What needs to be done —
Repeat every line of the listing below exactly, minus the pictures.

Given material —
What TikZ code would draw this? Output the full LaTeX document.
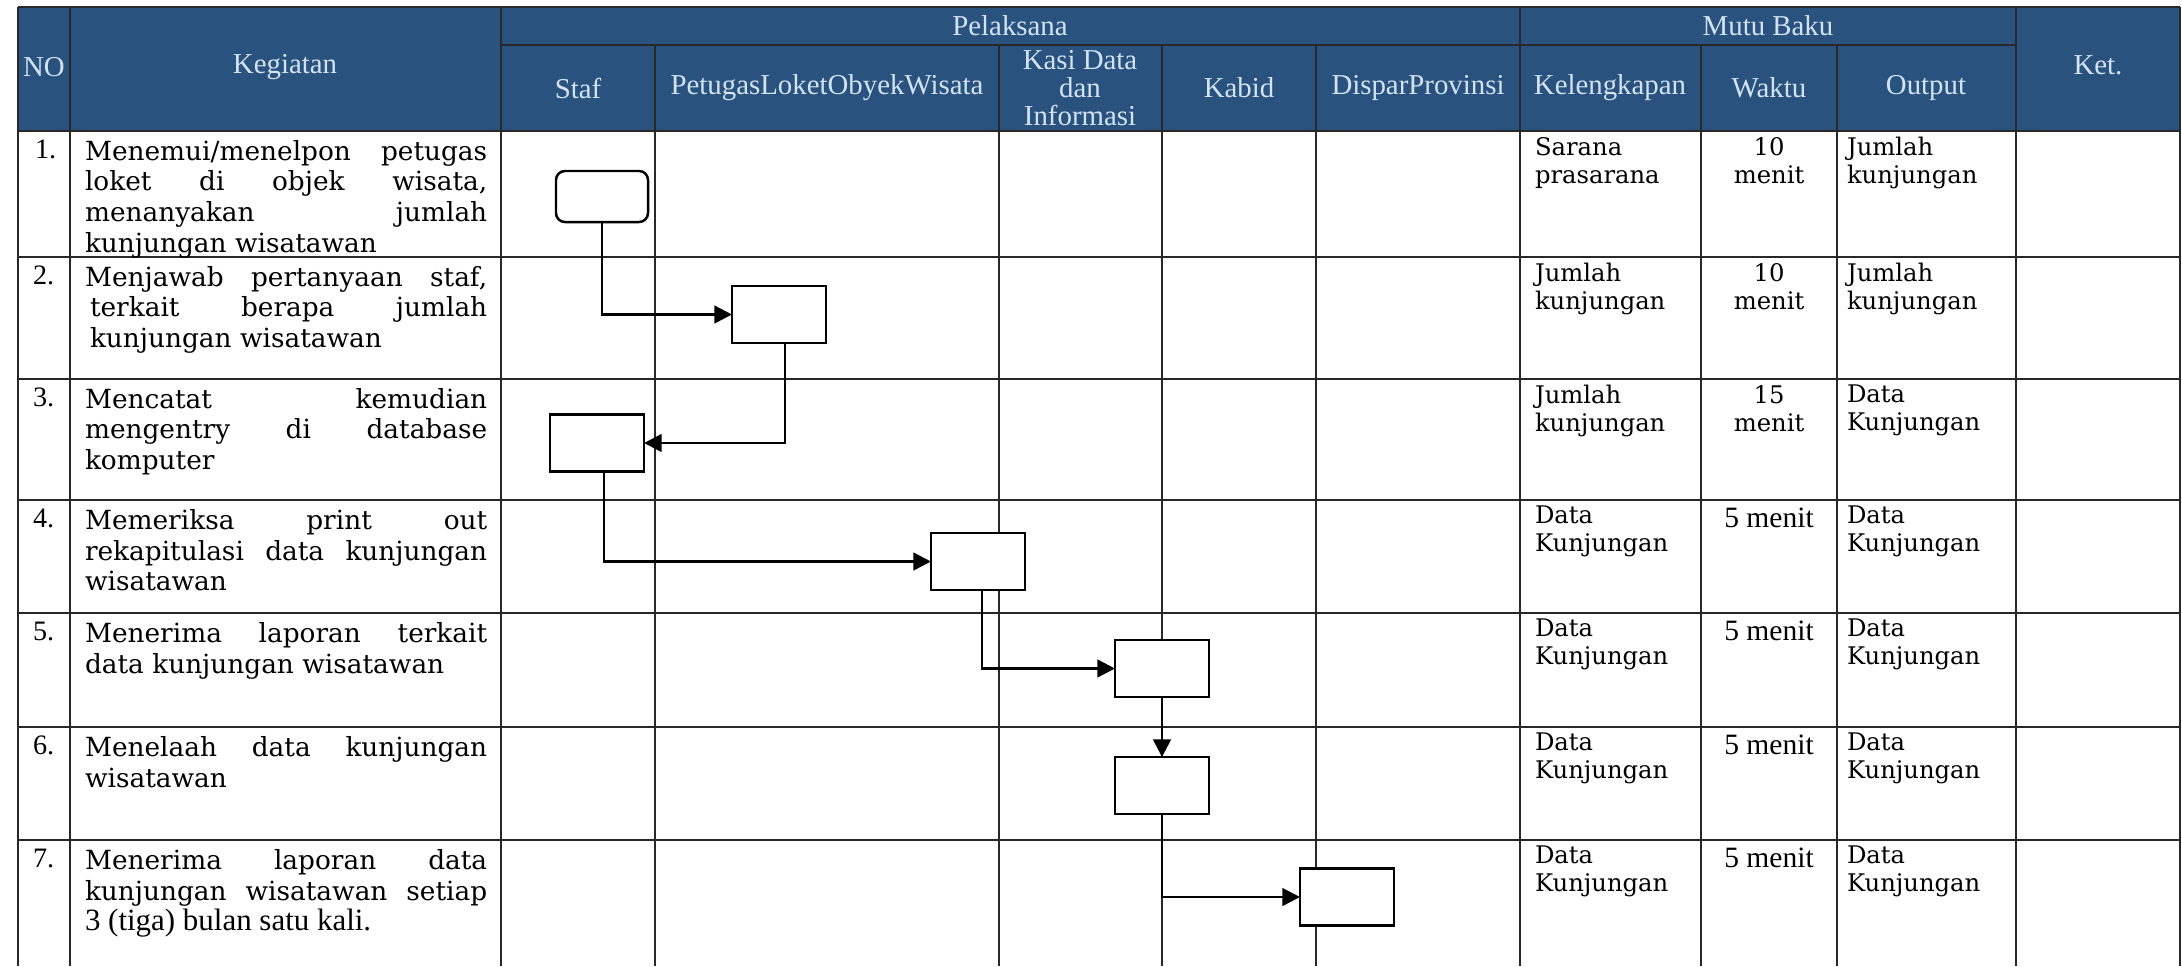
\documentclass[tikz,border=0pt]{standalone}
\usepackage{fontspec}
\setmainfont{DejaVu Serif}
\newfontfamily\tmsfont{Liberation Serif}
\usepackage{xcolor}
\definecolor{kepala}{RGB}{42,82,126}
\definecolor{teksKepala}{RGB}{210,228,244}
\definecolor{garis}{RGB}{40,40,40}
\usepackage{tikz}
\usetikzlibrary{positioning}
\usetikzlibrary{arrows.meta}
\tolerance=9999
\hbadness=10000

\begin{document}
\begin{tikzpicture}[x=0.01cm,y=-0.01cm,every node/.style={inner sep=0,outer sep=0},
	hd/.style={font=\tmsfont\fontsize{8.2}{8}\selectfont,text=teksKepala,align=center},
	kg/.style={anchor=north west,text width=4.02cm,align=justify,font=\fontsize{7.5}{8.8}\selectfont},
	nomor/.style={anchor=north west,font=\tmsfont\fontsize{8}{9}\selectfont},
	mutu/.style={anchor=north west,align=left,font=\fontsize{6.9}{8}\selectfont},
	waktu/.style={anchor=north,align=center,font=\fontsize{6.9}{8}\selectfont},
	lima/.style={anchor=north,font=\tmsfont\fontsize{8.4}{9}\selectfont},
	proses/.style={draw,fill=white,line width=0.7pt,minimum width=0.94cm,minimum height=0.57cm},
	mulai/.style={proses,rounded corners=0.09cm,minimum width=0.92cm,minimum height=0.51cm},
	alur/.style={-{Triangle[length=5pt,width=5pt]},line width=0.7pt},
	siku/.style={to path={|- (\tikztotarget)}}]
	\useasboundingbox (0,0) rectangle (2182,966);
	% kepala tabel
	\fill[kepala] (18,7) rectangle (2180,131);
	\draw[garis,line width=0.45pt] (18,7) -- (2180,7) (501,45) -- (2016,45);
	\foreach \y in {131,257,379,500,613,727,840}
		\draw[garis,line width=0.45pt] (18,\y) -- (2180,\y);
	\foreach \x in {18,70,501,1520,2016,2180}
		\draw[garis,line width=0.45pt] (\x,7) -- (\x,966);
	\foreach \x in {655,999,1162,1316,1701,1837}
		\draw[garis,line width=0.45pt] (\x,45) -- (\x,966);
	\node[hd] (no) at (44,67) {NO};
	\node[hd] (keg) at (285,67) {Kegiatan};
	\node[hd] (pel) at (1010,26) {Pelaksana};
	\node[hd] (mutu) at (1768,26) {Mutu Baku};
	\node[hd] (ket) at (2098,65) {Ket.};
	\node[hd] (staf) at (578,88) {Staf};
	\node[hd] (petugas) at (827,88) {PetugasLoketObyekWisata};
	\node[hd] (kasi) at (1080,88) {Kasi Data\\dan\\Informasi};
	\node[hd] (kabid) at (1239,88) {Kabid};
	\node[hd] (dispar) at (1418,88) {DisparProvinsi};
	\node[hd] (kel) at (1610,88) {Kelengkapan};
	\node[hd] (wkt) at (1769,88) {Waktu};
	\node[hd] (out) at (1926,88) {Output};
	% kegiatan
	\node[nomor] (n1) at (35,140) {1.};
	\node[nomor] (n2) at (33,266) {2.};
	\node[nomor] (n3) at (33,388) {3.};
	\node[nomor] (n4) at (33,509) {4.};
	\node[nomor] (n5) at (33,622) {5.};
	\node[nomor] (n6) at (33,736) {6.};
	\node[nomor] (n7) at (33,849) {7.};
	\node[kg] (k1) at (85,140) {Menemui/menelpon petugas\linebreak loket di objek wisata,\linebreak menanyakan jumlah\linebreak kunjungan wisatawan};
	\node[kg] (k2) at (85,266) {Menjawab pertanyaan staf,\linebreak \hspace*{0.05cm}terkait berapa jumlah\linebreak \hspace*{0.05cm}kunjungan wisatawan};
	\node[kg] (k3) at (85,388) {Mencatat kemudian\linebreak mengentry di database\linebreak komputer};
	\node[kg] (k4) at (85,509) {Memeriksa print out\linebreak rekapitulasi data kunjungan\linebreak wisatawan};
	\node[kg] (k5) at (85,622) {Menerima laporan terkait\linebreak data kunjungan wisatawan};
	\node[kg] (k6) at (85,736) {Menelaah data kunjungan\linebreak wisatawan};
	\node[kg] (k7) at (85,849) {Menerima laporan data\linebreak kunjungan wisatawan setiap\linebreak {\tmsfont\fontsize{8.8}{9}\selectfont 3 (tiga) bulan satu kali.}};
	% mutu baku
	\node[mutu] (kel1) at (1535,137) {Sarana\\prasarana};
	\node[waktu] (w1) at (1769,137) {10\\menit};
	\node[mutu] (o1) at (1847,137) {Jumlah\\kunjungan};
	\node[mutu] (kel2) at (1535,263) {Jumlah\\kunjungan};
	\node[waktu] (w2) at (1769,263) {10\\menit};
	\node[mutu] (o2) at (1847,263) {Jumlah\\kunjungan};
	\node[mutu] (kel3) at (1535,385) {Jumlah\\kunjungan};
	\node[waktu] (w3) at (1769,385) {15\\menit};
	\node[mutu] (o3) at (1847,385) {Data\\Kunjungan};
	\foreach \y in {500,613,727,840} {
		\node[mutu] (kel\y) at (1535,\y+6) {Data\\Kunjungan};
		\node[lima] (w\y) at (1769,\y+8) {5 menit};
		\node[mutu] (o\y) at (1847,\y+6) {Data\\Kunjungan};
	}
	% alur
	\node[mulai] (b1) at (602,196.5) {};
	\node[proses] (b2) at (779,314.5) {};
	\node[proses] (b3) at (597,443) {};
	\node[proses] (b4) at (978,561.5) {};
	\node[proses] (b5) at (1162,668.5) {};
	\node[proses] (b6) [below=0.6cm of b5] {};
	\node[proses] (b7) at (1347,897) {};
	\path[alur]
		(b1) edge[siku] (b2)
		([xshift=0.06cm]b2.south) edge[siku] (b3)
		([xshift=0.07cm]b3.south) edge[siku] (b4)
		([xshift=0.04cm]b4.south) edge[siku] (b5)
		(b5) edge (b6)
		(b6) edge[siku] (b7);
\end{tikzpicture}
\end{document}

Output for this exercise —
What TikZ code would draw this? Output the full LaTeX document.
\documentclass[tikz,border=0pt]{standalone}
\usepackage{fontspec}
\setmainfont{DejaVu Serif}
\newfontfamily\tmsfont{Liberation Serif}
\usepackage{xcolor}
\definecolor{kepala}{RGB}{42,82,126}
\definecolor{teksKepala}{RGB}{210,228,244}
\definecolor{garis}{RGB}{40,40,40}
\usepackage{tikz}
\usetikzlibrary{positioning}
\usetikzlibrary{arrows.meta}
\tolerance=9999
\hbadness=10000

\begin{document}
\begin{tikzpicture}[x=0.01cm,y=-0.01cm,every node/.style={inner sep=0,outer sep=0},
	hd/.style={font=\tmsfont\fontsize{8.2}{8}\selectfont,text=teksKepala,align=center},
	kg/.style={anchor=north west,text width=4.02cm,align=justify,font=\fontsize{7.5}{8.8}\selectfont},
	nomor/.style={anchor=north west,font=\tmsfont\fontsize{8}{9}\selectfont},
	mutu/.style={anchor=north west,align=left,font=\fontsize{6.9}{8}\selectfont},
	waktu/.style={anchor=north,align=center,font=\fontsize{6.9}{8}\selectfont},
	lima/.style={anchor=north,font=\tmsfont\fontsize{8.4}{9}\selectfont},
	proses/.style={draw,fill=white,line width=0.7pt,minimum width=0.94cm,minimum height=0.57cm},
	mulai/.style={proses,rounded corners=0.09cm,minimum width=0.92cm,minimum height=0.51cm},
	alur/.style={-{Triangle[length=5pt,width=5pt]},line width=0.7pt},
	siku/.style={to path={|- (\tikztotarget)}}]
	\useasboundingbox (0,0) rectangle (2182,966);
	% kepala tabel
	\fill[kepala] (18,7) rectangle (2180,131);
	\draw[garis,line width=0.45pt] (18,7) -- (2180,7) (501,45) -- (2016,45);
	\foreach \y in {131,257,379,500,613,727,840}
		\draw[garis,line width=0.45pt] (18,\y) -- (2180,\y);
	\foreach \x in {18,70,501,1520,2016,2180}
		\draw[garis,line width=0.45pt] (\x,7) -- (\x,966);
	\foreach \x in {655,999,1162,1316,1701,1837}
		\draw[garis,line width=0.45pt] (\x,45) -- (\x,966);
	\node[hd] (no) at (44,67) {NO};
	\node[hd] (keg) at (285,67) {Kegiatan};
	\node[hd] (pel) at (1010,26) {Pelaksana};
	\node[hd] (mutu) at (1768,26) {Mutu Baku};
	\node[hd] (ket) at (2098,65) {Ket.};
	\node[hd] (staf) at (578,88) {Staf};
	\node[hd] (petugas) at (827,88) {PetugasLoketObyekWisata};
	\node[hd] (kasi) at (1080,88) {Kasi Data\\dan\\Informasi};
	\node[hd] (kabid) at (1239,88) {Kabid};
	\node[hd] (dispar) at (1418,88) {DisparProvinsi};
	\node[hd] (kel) at (1610,88) {Kelengkapan};
	\node[hd] (wkt) at (1769,88) {Waktu};
	\node[hd] (out) at (1926,88) {Output};
	% kegiatan
	\node[nomor] (n1) at (35,140) {1.};
	\node[nomor] (n2) at (33,266) {2.};
	\node[nomor] (n3) at (33,388) {3.};
	\node[nomor] (n4) at (33,509) {4.};
	\node[nomor] (n5) at (33,622) {5.};
	\node[nomor] (n6) at (33,736) {6.};
	\node[nomor] (n7) at (33,849) {7.};
	\node[kg] (k1) at (85,140) {Menemui/menelpon petugas\linebreak loket di objek wisata,\linebreak menanyakan jumlah\linebreak kunjungan wisatawan};
	\node[kg] (k2) at (85,266) {Menjawab pertanyaan staf,\linebreak \hspace*{0.05cm}terkait berapa jumlah\linebreak \hspace*{0.05cm}kunjungan wisatawan};
	\node[kg] (k3) at (85,388) {Mencatat kemudian\linebreak mengentry di database\linebreak komputer};
	\node[kg] (k4) at (85,509) {Memeriksa print out\linebreak rekapitulasi data kunjungan\linebreak wisatawan};
	\node[kg] (k5) at (85,622) {Menerima laporan terkait\linebreak data kunjungan wisatawan};
	\node[kg] (k6) at (85,736) {Menelaah data kunjungan\linebreak wisatawan};
	\node[kg] (k7) at (85,849) {Menerima laporan data\linebreak kunjungan wisatawan setiap\linebreak {\tmsfont\fontsize{8.8}{9}\selectfont 3 (tiga) bulan satu kali.}};
	% mutu baku
	\node[mutu] (kel1) at (1535,137) {Sarana\\prasarana};
	\node[waktu] (w1) at (1769,137) {10\\menit};
	\node[mutu] (o1) at (1847,137) {Jumlah\\kunjungan};
	\node[mutu] (kel2) at (1535,263) {Jumlah\\kunjungan};
	\node[waktu] (w2) at (1769,263) {10\\menit};
	\node[mutu] (o2) at (1847,263) {Jumlah\\kunjungan};
	\node[mutu] (kel3) at (1535,385) {Jumlah\\kunjungan};
	\node[waktu] (w3) at (1769,385) {15\\menit};
	\node[mutu] (o3) at (1847,385) {Data\\Kunjungan};
	\foreach \y in {500,613,727,840} {
		\node[mutu] (kel\y) at (1535,\y+6) {Data\\Kunjungan};
		\node[lima] (w\y) at (1769,\y+8) {5 menit};
		\node[mutu] (o\y) at (1847,\y+6) {Data\\Kunjungan};
	}
	% alur
	\node[mulai] (b1) at (602,196.5) {};
	\node[proses] (b2) at (779,314.5) {};
	\node[proses] (b3) at (597,443) {};
	\node[proses] (b4) at (978,561.5) {};
	\node[proses] (b5) at (1162,668.5) {};
	\node[proses] (b6) [below=0.6cm of b5] {};
	\node[proses] (b7) at (1347,897) {};
	\path[alur]
		(b1) edge[siku] (b2)
		([xshift=0.06cm]b2.south) edge[siku] (b3)
		([xshift=0.07cm]b3.south) edge[siku] (b4)
		([xshift=0.04cm]b4.south) edge[siku] (b5)
		(b5) edge (b6)
		(b6) edge[siku] (b7);
\end{tikzpicture}
\end{document}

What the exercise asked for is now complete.